On Jan 26, 2021, at 8:24 AM, Jurgen Ziemer notifications@github.com wrote:

 Both John (@jfgemski) 2 downloads from https://www.dws.com/ classified as Investment, Brokerage, and FM 5 downloads from https://www.deutsche-bank.de and https://www.db.com as Bank

All online brokers have banking operations, yet we don't classify them as banks. If in doubt, I go by the FI's NAICS (or other standard industry classification). https://www.naics.com/company-profile-page/?co=5072

— You are receiving this because you were mentioned. Reply to this email directly, view it on GitHub, or unsubscribe.

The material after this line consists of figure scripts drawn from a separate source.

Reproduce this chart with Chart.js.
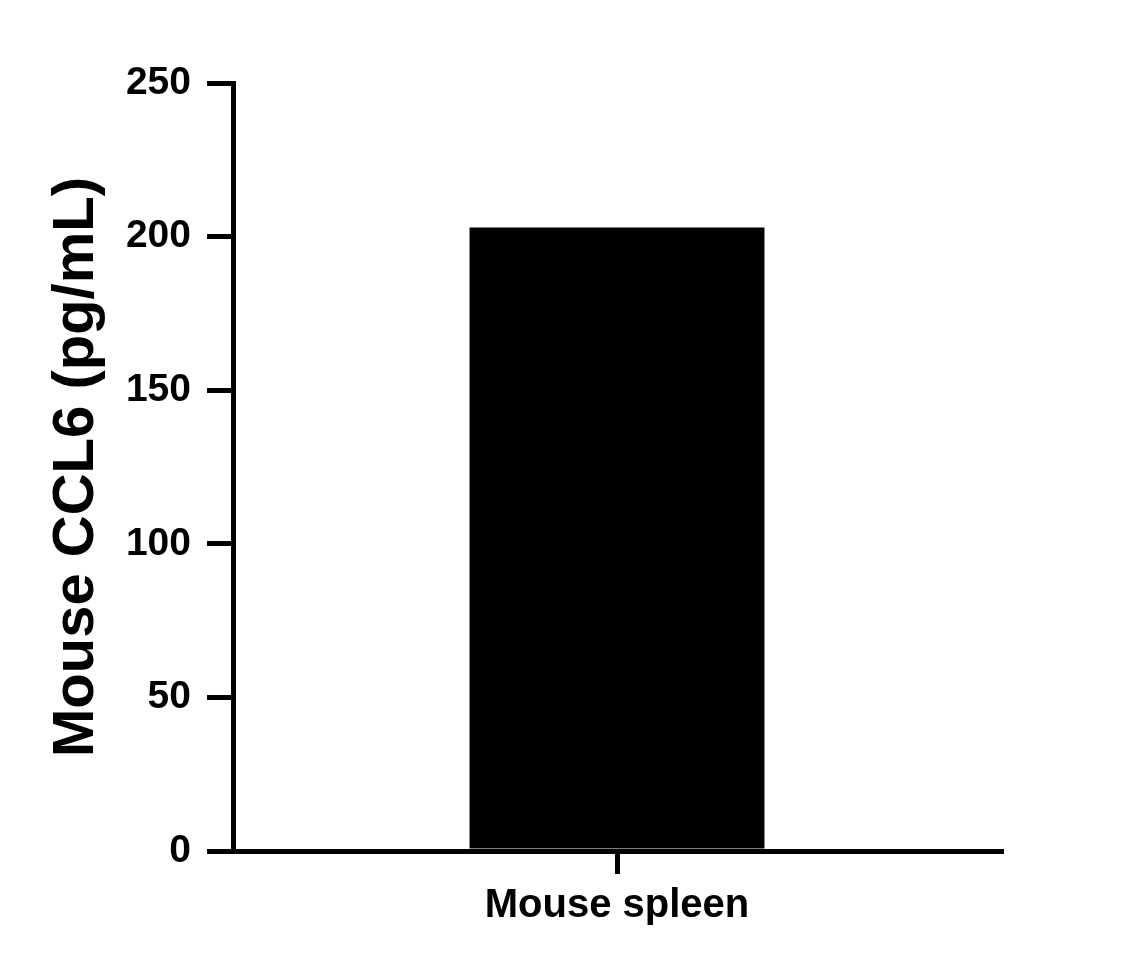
<!DOCTYPE html>
<html>
<head>
<meta charset="utf-8">
<script src="https://cdn.jsdelivr.net/npm/chart.js@4"></script>
<style>
  body { margin: 0; background: #fff; }
  #chart { display: block; }
</style>
</head>
<body>
<canvas id="chart" width="1138" height="967"></canvas>
<script>
let categories = ['Mouse spleen'];
let values = [203];
let yTicks = [0, 50, 100, 150, 200, 250];
let yTitle = 'Mouse CCL6 (pg/mL)';

let fontFamily = "'Liberation Sans', Arial, Helvetica, sans-serif";

let ctx = document.getElementById('chart').getContext('2d');

let chart = new Chart(ctx, {
    type: 'bar',
    data: {
        labels: categories,
        datasets: [{
            data: values,
            backgroundColor: '#000000',
            borderWidth: 0,
            categoryPercentage: 1,
            barPercentage: 0.384
        }]
    },
    options: {
        responsive: false,
        animation: false,
        layout: {
            padding: { left: 0, top: 83, right: 137, bottom: 0 }
        },
        plugins: {
            legend: { display: false },
            tooltip: { enabled: false }
        },
        scales: {
            x: {
                grid: {
                    offset: false,
                    drawOnChartArea: false,
                    tickLength: 23,
                    tickWidth: 5,
                    tickColor: '#000',
                    lineWidth: 5,
                    color: '#000'
                },
                border: { display: true, color: '#000', width: 5 },
                ticks: {
                    color: '#000',
                    padding: 8,
                    font: { family: fontFamily, size: 40, weight: 'bold' }
                },
                afterFit: (scale) => { scale.height = 116; }
            },
            y: {
                min: 0,
                max: 250,
                afterBuildTicks: (scale) => {
                    scale.ticks = yTicks.map(v => ({ value: v }));
                },
                grid: {
                    drawOnChartArea: false,
                    tickLength: 26,
                    tickWidth: 5,
                    tickColor: '#000',
                    lineWidth: 5,
                    color: '#000'
                },
                border: { display: true, color: '#000', width: 5 },
                ticks: {
                    color: '#000',
                    padding: 16,
                    font: { family: fontFamily, size: 39, weight: 'bold' }
                },
                title: {
                    display: true,
                    text: yTitle,
                    color: '#000',
                    padding: { top: 42, bottom: 0 },
                    font: { family: fontFamily, size: 58, weight: 'bold' }
                },
                afterFit: (scale) => { scale.width = 233; }
            }
        }
    }
});
</script>
</body>
</html>
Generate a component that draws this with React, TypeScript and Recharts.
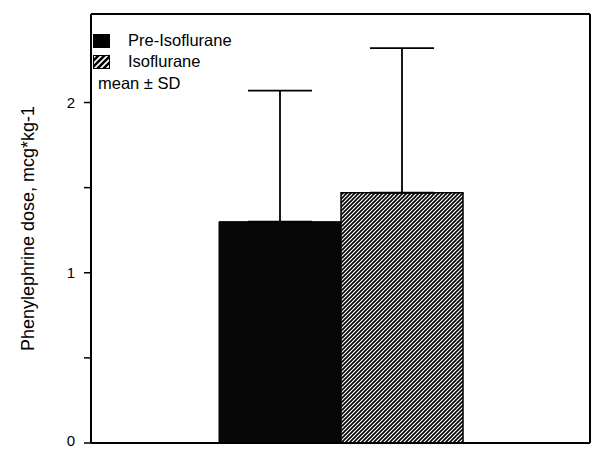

ElisaKendall commented 3 years ago

@jziemer2 Juergen - our experience on the development side is similar to what John says, above. Citi joins the SEC calls when they can, and they are really interested in using FIBO as a reference model for securities, among other things. Loans is on their list as well, but we've been attempting to finalize equities, and address the open issues we know of, so that we can pause on that and move on to something else, possibly asset-backed securities including asset-backed mortgages, which is another area that we have been asked to work on. For our government partners such as the CFTC, futures and swaps are our highest priority, so we are working on forwards, options, and futures to meet their needs on the derivatives team. Our use cases and requirements really come from the participants on my calls. In IND we've been working on cleaning up our representation of any statistical data, which again, has a broad base, and we are close to finanlizing a first pass on security-specific corporate actions, which is in the CAE domain area. We also recently released our first Funds ontology, which moved the CIV domain into SEC. So I think the progress is significant and goes beyond what you might think with regards to other domain areas. We made a choice last yeat to focus on use cases, which is what we've been doing ever since -- if there is an EDMC member with a loans use case, that might motivate work on that area, but no one has suggested / posted a use case for Loans in the wiki to date, or launched a new FCT. I don't have the bandwidth at the moment unfortunately, unless I have a client supporting the work.